- [Exercise objective]:
Each entry below should be written out exactly as it is, with no pictures.

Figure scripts
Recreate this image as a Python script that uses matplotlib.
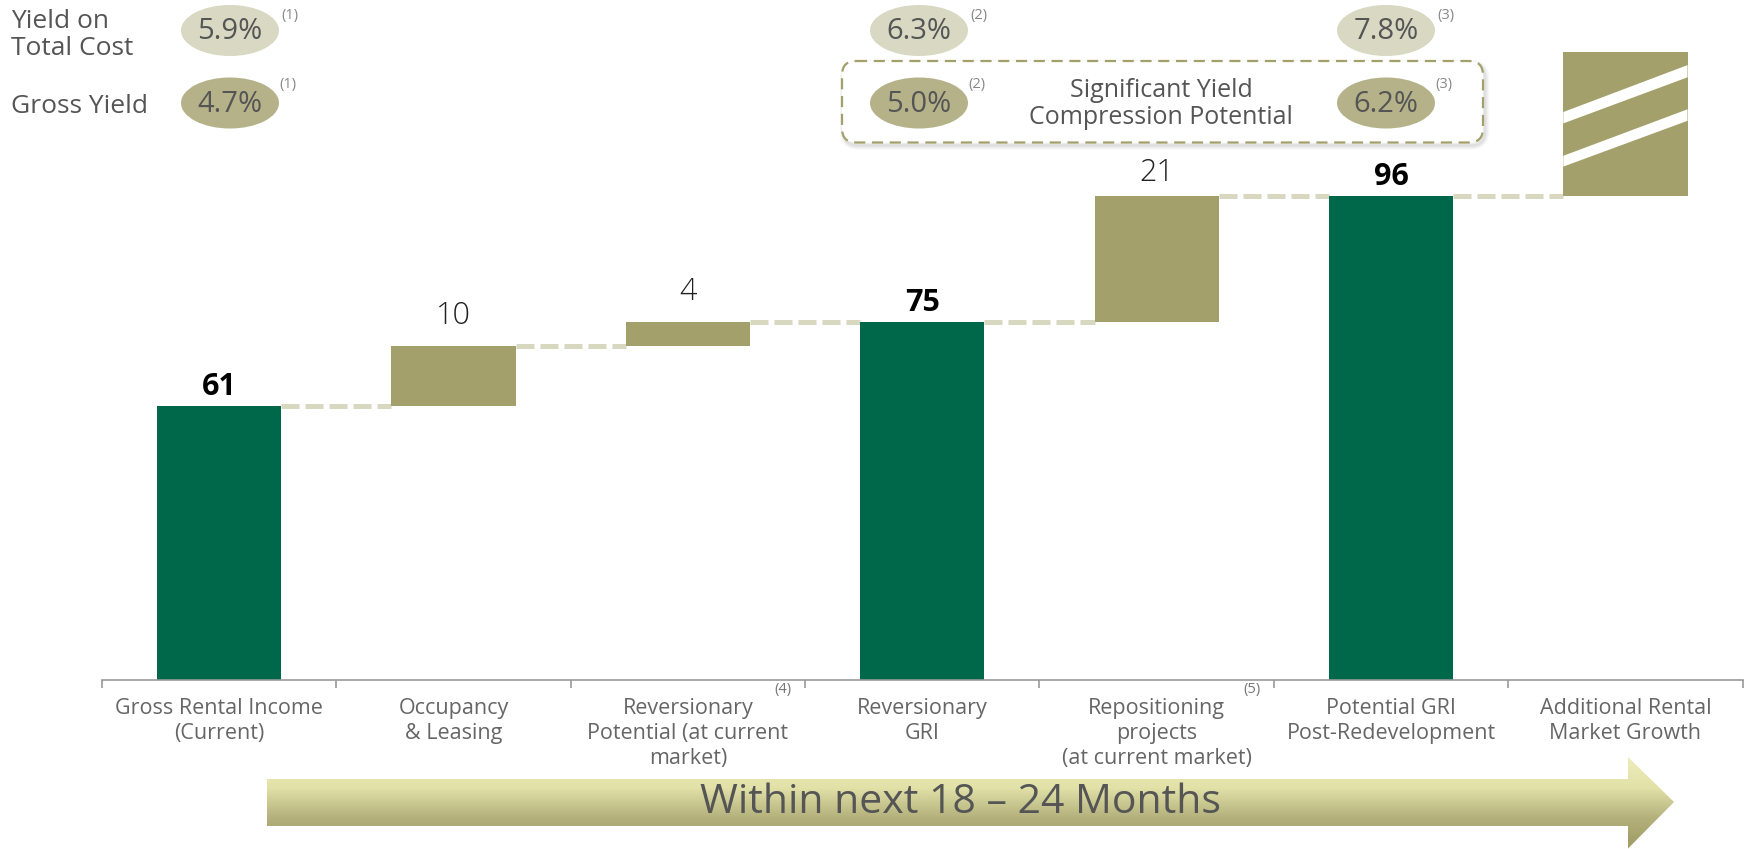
import matplotlib
matplotlib.use("Agg")
import numpy as np
import matplotlib.pyplot as plt
from matplotlib.patches import Ellipse, FancyBboxPatch, Polygon
from matplotlib.colors import LinearSegmentedColormap

plt.rcParams['font.family'] = ['Open Sans', 'DejaVu Sans']

# data
categories = ["Gross Rental Income\n(Current)", "Occupancy\n& Leasing",
              "Reversionary\nPotential (at current\nmarket)", "Reversionary\nGRI",
              "Repositioning\nprojects\n(at current market)",
              "Potential GRI\nPost-Redevelopment", "Additional Rental\nMarket Growth"]
values = [61, 10, 4, 75, 21, 96, 24]   # last one not labelled, estimated
kinds = ['total', 'delta', 'delta', 'total', 'delta', 'total', 'growth']
tick_notes = {2: '(4)', 4: '(5)'}

yield_total_cost = ['5.9%', '6.3%', '7.8%']
gross_yield = ['4.7%', '5.0%', '6.2%']
yield_notes = ['(1)', '(2)', '(3)']

GREEN = '#00684A'
OLIVE = '#A3A06B'
DASH = '#D8D7C0'
TXT = '#555555'

W, H = 1746, 849
fig = plt.figure(figsize=(W / 100, H / 100), dpi=100)

# main waterfall axes (6 px per unit, axis starts at ~15.3)
ax = fig.add_axes([102 / W, 169 / H, (1742.6 - 102) / W, 680 / H])
ax.set_xlim(-0.5, 6.5)
ax.set_ylim(15.33, 15.33 + 680 / 6)

bw = 0.53
level = 0
tops = []
for i, (v, k) in enumerate(zip(values, kinds)):
    if k == 'total':
        bottom, color = 0, GREEN
        level = v
    else:
        bottom, color = level, OLIVE
        level = level + v
    ax.bar(i, v, bottom=bottom, width=bw, color=color, zorder=2)
    tops.append(bottom + v)
    if k == 'growth':
        # white diagonal stripes across the growth bar
        x0, x1 = i - bw / 2, i + bw / 2
        for lo_l, hi_l, lo_r, hi_r in [(0.504, 0.583, 0.824, 0.909), (0.204, 0.279, 0.522, 0.602)]:
            pts = [(x0, bottom + lo_l * v), (x1, bottom + lo_r * v),
                   (x1, bottom + hi_r * v), (x0, bottom + hi_l * v)]
            ax.add_patch(Polygon(pts, closed=True, facecolor='white', edgecolor='none', zorder=3))
    elif k == 'total':
        ax.annotate(str(v), (i, bottom + v), xytext=(0, 3), textcoords='offset points',
                    ha='center', va='bottom', fontsize=22, fontweight='bold', color='black')
    else:
        off = 5 if v > 15 else 10
        ax.annotate(str(v), (i, bottom + v), xytext=(0, off), textcoords='offset points',
                    ha='center', va='bottom', fontsize=22, fontweight='light', color='#222222')

# dashed connectors
for i in range(len(values) - 1):
    lvl = tops[i]
    ax.plot([i + bw / 2, i + 1 - bw / 2], [lvl, lvl], color=DASH, lw=3.6,
            linestyle=(0, (3.6, 1.2)), dash_capstyle='butt', zorder=1)

for s in ['top', 'right', 'left']:
    ax.spines[s].set_visible(False)
ax.spines['bottom'].set_color('#999999')
ax.spines['bottom'].set_linewidth(1.2)
ax.set_yticks([])
ax.set_xticks(range(len(categories)))
ax.set_xticklabels(categories, fontsize=15.5, color='#666666', linespacing=1.25)
ax.tick_params(axis='x', which='major', length=0, pad=13)
ax.set_xticks(np.arange(-0.5, 7, 1), minor=True)
ax.tick_params(axis='x', which='minor', length=6, color='#999999', width=1.2)
ax.patch.set_alpha(0)

# overlay in pixel coordinates for annotations
ov = fig.add_axes([0, 0, 1, 1], zorder=-1)
ov.set_xlim(0, W)
ov.set_ylim(H, 0)
ov.axis('off')

ov.text(11, 35, "Yield on\nTotal Cost", fontsize=19, color=TXT, va='center', ha='left', linespacing=1.1)
ov.text(11, 106, "Gross Yield", fontsize=19, color=TXT, va='center', ha='left')

col_x = [230, 919, 1386]
for j, (cx, ytc, gy, note) in enumerate(zip(col_x, yield_total_cost, gross_yield, yield_notes)):
    z = 4 if j > 0 else 1
    ov.add_patch(Ellipse((cx, 30.5), 98, 51, facecolor='#D9D8C3', edgecolor='none'))
    ov.add_patch(Ellipse((cx, 103), 98, 51, facecolor='#B5B289', edgecolor='none', zorder=z))
    ov.text(cx, 31, ytc, fontsize=21, color=TXT, ha='center', va='center')
    ov.text(cx, 104, gy, fontsize=21, color=TXT, ha='center', va='center', zorder=z + 1)
    ov.text(cx + 60, 15, note, fontsize=10.5, color='#888888', ha='center', va='center')
    ov.text(cx + 58, 84, note, fontsize=10.5, color='#888888', ha='center', va='center', zorder=z + 1)

# dashed box with soft shadow
for k, a in [(6, 0.03), (4, 0.04), (2, 0.05)]:
    ov.add_patch(FancyBboxPatch((844, 64), 641, 81.5, boxstyle="round,pad=0,rounding_size=14",
                                facecolor='none', edgecolor='black', lw=k, alpha=a))
ov.add_patch(FancyBboxPatch((842, 61), 641, 81.5, boxstyle="round,pad=0,rounding_size=14",
                            facecolor='white', edgecolor=OLIVE, lw=1.6, linestyle=(0, (5, 3)), zorder=2))
ov.text(1161, 104, "Significant Yield\nCompression Potential", fontsize=18, color=TXT,
        ha='center', va='center', linespacing=1.1, zorder=5)

# footnote markers on tick labels
for i, note in tick_notes.items():
    cx = 102 + (i + 0.5) * (1742.6 - 102) / 7
    ov.text(cx + 95, 689, note, fontsize=10.5, color='#777777', ha='center', va='center')

# timeline arrow with gradient
arrow = [(267, 779), (1628, 779), (1628, 757), (1674, 802), (1628, 848.5), (1628, 826), (267, 826)]
poly = Polygon(arrow, closed=True, facecolor='none', edgecolor='none')
ov.add_patch(poly)
cmap = LinearSegmentedColormap.from_list('arr', ['#EDEDBD', '#E2E1A8', '#B3B07B', '#9E9A62'])
grad = np.linspace(0, 1, 256).reshape(-1, 1)
im = ov.imshow(grad, cmap=cmap, extent=(267, 1674, 849, 757), origin='upper', aspect='auto')
im.set_clip_path(poly)
ov.set_xlim(0, W)
ov.set_ylim(H, 0)
ov.text(960, 803, "Within next 18 – 24 Months", fontsize=29.5, color=TXT, ha='center', va='center')

fig.savefig('out.png', dpi=100)
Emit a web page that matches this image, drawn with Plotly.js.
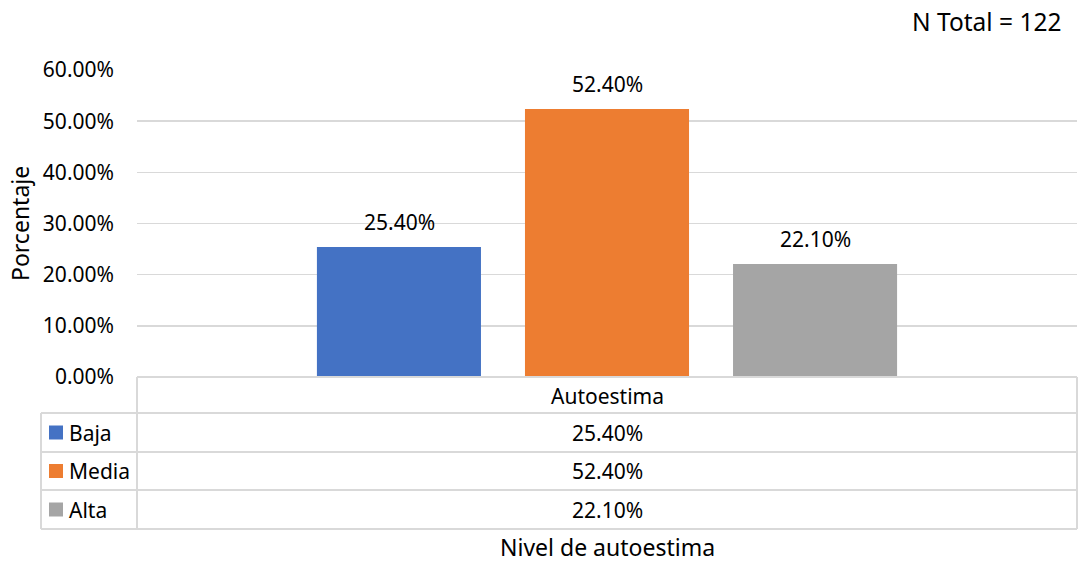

- [Task output]:
Recreate this image as a Python script that uses matplotlib.
import matplotlib
matplotlib.use("Agg")
import numpy as np
import matplotlib.pyplot as plt
from matplotlib.patches import Ellipse, FancyBboxPatch, Polygon
from matplotlib.colors import LinearSegmentedColormap

plt.rcParams['font.family'] = ['Open Sans', 'DejaVu Sans']

# data
categories = ["Gross Rental Income\n(Current)", "Occupancy\n& Leasing",
              "Reversionary\nPotential (at current\nmarket)", "Reversionary\nGRI",
              "Repositioning\nprojects\n(at current market)",
              "Potential GRI\nPost-Redevelopment", "Additional Rental\nMarket Growth"]
values = [61, 10, 4, 75, 21, 96, 24]   # last one not labelled, estimated
kinds = ['total', 'delta', 'delta', 'total', 'delta', 'total', 'growth']
tick_notes = {2: '(4)', 4: '(5)'}

yield_total_cost = ['5.9%', '6.3%', '7.8%']
gross_yield = ['4.7%', '5.0%', '6.2%']
yield_notes = ['(1)', '(2)', '(3)']

GREEN = '#00684A'
OLIVE = '#A3A06B'
DASH = '#D8D7C0'
TXT = '#555555'

W, H = 1746, 849
fig = plt.figure(figsize=(W / 100, H / 100), dpi=100)

# main waterfall axes (6 px per unit, axis starts at ~15.3)
ax = fig.add_axes([102 / W, 169 / H, (1742.6 - 102) / W, 680 / H])
ax.set_xlim(-0.5, 6.5)
ax.set_ylim(15.33, 15.33 + 680 / 6)

bw = 0.53
level = 0
tops = []
for i, (v, k) in enumerate(zip(values, kinds)):
    if k == 'total':
        bottom, color = 0, GREEN
        level = v
    else:
        bottom, color = level, OLIVE
        level = level + v
    ax.bar(i, v, bottom=bottom, width=bw, color=color, zorder=2)
    tops.append(bottom + v)
    if k == 'growth':
        # white diagonal stripes across the growth bar
        x0, x1 = i - bw / 2, i + bw / 2
        for lo_l, hi_l, lo_r, hi_r in [(0.504, 0.583, 0.824, 0.909), (0.204, 0.279, 0.522, 0.602)]:
            pts = [(x0, bottom + lo_l * v), (x1, bottom + lo_r * v),
                   (x1, bottom + hi_r * v), (x0, bottom + hi_l * v)]
            ax.add_patch(Polygon(pts, closed=True, facecolor='white', edgecolor='none', zorder=3))
    elif k == 'total':
        ax.annotate(str(v), (i, bottom + v), xytext=(0, 3), textcoords='offset points',
                    ha='center', va='bottom', fontsize=22, fontweight='bold', color='black')
    else:
        off = 5 if v > 15 else 10
        ax.annotate(str(v), (i, bottom + v), xytext=(0, off), textcoords='offset points',
                    ha='center', va='bottom', fontsize=22, fontweight='light', color='#222222')

# dashed connectors
for i in range(len(values) - 1):
    lvl = tops[i]
    ax.plot([i + bw / 2, i + 1 - bw / 2], [lvl, lvl], color=DASH, lw=3.6,
            linestyle=(0, (3.6, 1.2)), dash_capstyle='butt', zorder=1)

for s in ['top', 'right', 'left']:
    ax.spines[s].set_visible(False)
ax.spines['bottom'].set_color('#999999')
ax.spines['bottom'].set_linewidth(1.2)
ax.set_yticks([])
ax.set_xticks(range(len(categories)))
ax.set_xticklabels(categories, fontsize=15.5, color='#666666', linespacing=1.25)
ax.tick_params(axis='x', which='major', length=0, pad=13)
ax.set_xticks(np.arange(-0.5, 7, 1), minor=True)
ax.tick_params(axis='x', which='minor', length=6, color='#999999', width=1.2)
ax.patch.set_alpha(0)

# overlay in pixel coordinates for annotations
ov = fig.add_axes([0, 0, 1, 1], zorder=-1)
ov.set_xlim(0, W)
ov.set_ylim(H, 0)
ov.axis('off')

ov.text(11, 35, "Yield on\nTotal Cost", fontsize=19, color=TXT, va='center', ha='left', linespacing=1.1)
ov.text(11, 106, "Gross Yield", fontsize=19, color=TXT, va='center', ha='left')

col_x = [230, 919, 1386]
for j, (cx, ytc, gy, note) in enumerate(zip(col_x, yield_total_cost, gross_yield, yield_notes)):
    z = 4 if j > 0 else 1
    ov.add_patch(Ellipse((cx, 30.5), 98, 51, facecolor='#D9D8C3', edgecolor='none'))
    ov.add_patch(Ellipse((cx, 103), 98, 51, facecolor='#B5B289', edgecolor='none', zorder=z))
    ov.text(cx, 31, ytc, fontsize=21, color=TXT, ha='center', va='center')
    ov.text(cx, 104, gy, fontsize=21, color=TXT, ha='center', va='center', zorder=z + 1)
    ov.text(cx + 60, 15, note, fontsize=10.5, color='#888888', ha='center', va='center')
    ov.text(cx + 58, 84, note, fontsize=10.5, color='#888888', ha='center', va='center', zorder=z + 1)

# dashed box with soft shadow
for k, a in [(6, 0.03), (4, 0.04), (2, 0.05)]:
    ov.add_patch(FancyBboxPatch((844, 64), 641, 81.5, boxstyle="round,pad=0,rounding_size=14",
                                facecolor='none', edgecolor='black', lw=k, alpha=a))
ov.add_patch(FancyBboxPatch((842, 61), 641, 81.5, boxstyle="round,pad=0,rounding_size=14",
                            facecolor='white', edgecolor=OLIVE, lw=1.6, linestyle=(0, (5, 3)), zorder=2))
ov.text(1161, 104, "Significant Yield\nCompression Potential", fontsize=18, color=TXT,
        ha='center', va='center', linespacing=1.1, zorder=5)

# footnote markers on tick labels
for i, note in tick_notes.items():
    cx = 102 + (i + 0.5) * (1742.6 - 102) / 7
    ov.text(cx + 95, 689, note, fontsize=10.5, color='#777777', ha='center', va='center')

# timeline arrow with gradient
arrow = [(267, 779), (1628, 779), (1628, 757), (1674, 802), (1628, 848.5), (1628, 826), (267, 826)]
poly = Polygon(arrow, closed=True, facecolor='none', edgecolor='none')
ov.add_patch(poly)
cmap = LinearSegmentedColormap.from_list('arr', ['#EDEDBD', '#E2E1A8', '#B3B07B', '#9E9A62'])
grad = np.linspace(0, 1, 256).reshape(-1, 1)
im = ov.imshow(grad, cmap=cmap, extent=(267, 1674, 849, 757), origin='upper', aspect='auto')
im.set_clip_path(poly)
ov.set_xlim(0, W)
ov.set_ylim(H, 0)
ov.text(960, 803, "Within next 18 – 24 Months", fontsize=29.5, color=TXT, ha='center', va='center')

fig.savefig('out.png', dpi=100)
Emit a web page that matches this image, drawn with Plotly.js.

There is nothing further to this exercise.